Author:  Douglas Preston

Lost City of the Monkey God coverQuick!  Who is your favorite George Lucas movie character?  If you didn’t hesitate to scream “Indiana Jones!”, I’ve definitely got a book for you.  Based deep in the treacherous jungles of Honduras, The Lost City of the Monkey God is a real-life adventure that is sure to entertain your inner archaeologist.  It’s a thrilling recounting of the intrepid real-life adventures of novelist/journalist Douglas Preston, who somehow managed to live to tell about it.

Long the stuff of rumor, also known as La Ciudad Blanca, the titular city has been tantalizing archaeologists and treasure hunters ever since Spanish conquistador Hernán Cortés first heard about it in the early 1500s.  Reported to be built of massive white stone walls and a repository of great wealth, it was also believed that anyone who dared disturb it would surely die.  Those who were brave enough to search for the long-abandoned locale – assuming the place ever actually existed – knew that it was certain to be covered by centuries of dense forest overgrowth, making it almost impossible to find.  Over the years, some explorers have claimed to have stumbled across it, only to have lost it again.

Río Plátano photo

Río Plátano, in eastern Honduras.

Enter the space-age technology known as LIDAR and modern archaeologists developed some new found enthusiasm.  By scanning the ground from an airplane, irregularities in surface contours can be revealed which might indicate the best places to search for the long abandoned city.  As soon as our adventuresome author caught wind of this plan, he knew he had to get on board.

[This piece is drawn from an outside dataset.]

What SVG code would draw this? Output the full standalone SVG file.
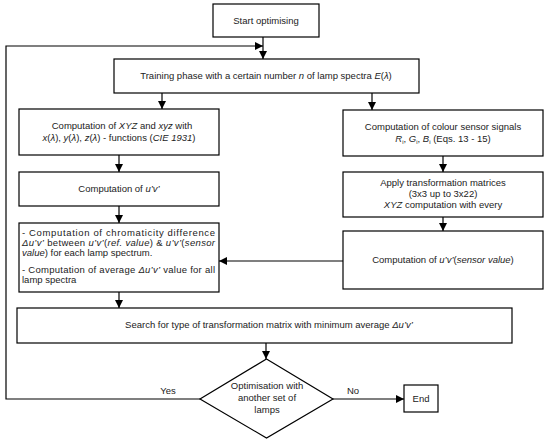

But even if you can round up the necessary funds and find some promising leads, searching the largest area of isolated wilderness in Central America, you still have to find a way to get your team to the site.  That’s where all the fun really begins.  Impenetrable jungles, drenching rains, brutal heat, copious mud, venomous snakes, government bureaucrats and lethal insect-borne pathogens – the list of obstacles is formidable.  And Preston makes the most of each of them, creating a thrillingly dramatic account of one of the great archaeological discoveries of the 21st century.

It’s not every day that talented writer opts to risk life and limb by immersing himself into a project as insane as this one.  But when it happens, the results are always special.  Preston is up to the task, creating an exhilarating, hard-to-believe adventure and revealing a thoroughly fascinating archaeological story simultaneously.

Every bit as tantalizing as the title implies, The Lost City of the Monkey God is sure to generate a frisson of excitement in any reader with a penchant for jungle sleuthing and speculating.  Spawning almost as many questions as it answers, it’s a thoroughly thought-provoking look into a remote and enigmatic period in the lives of ancestral Americans.  Highly recommended.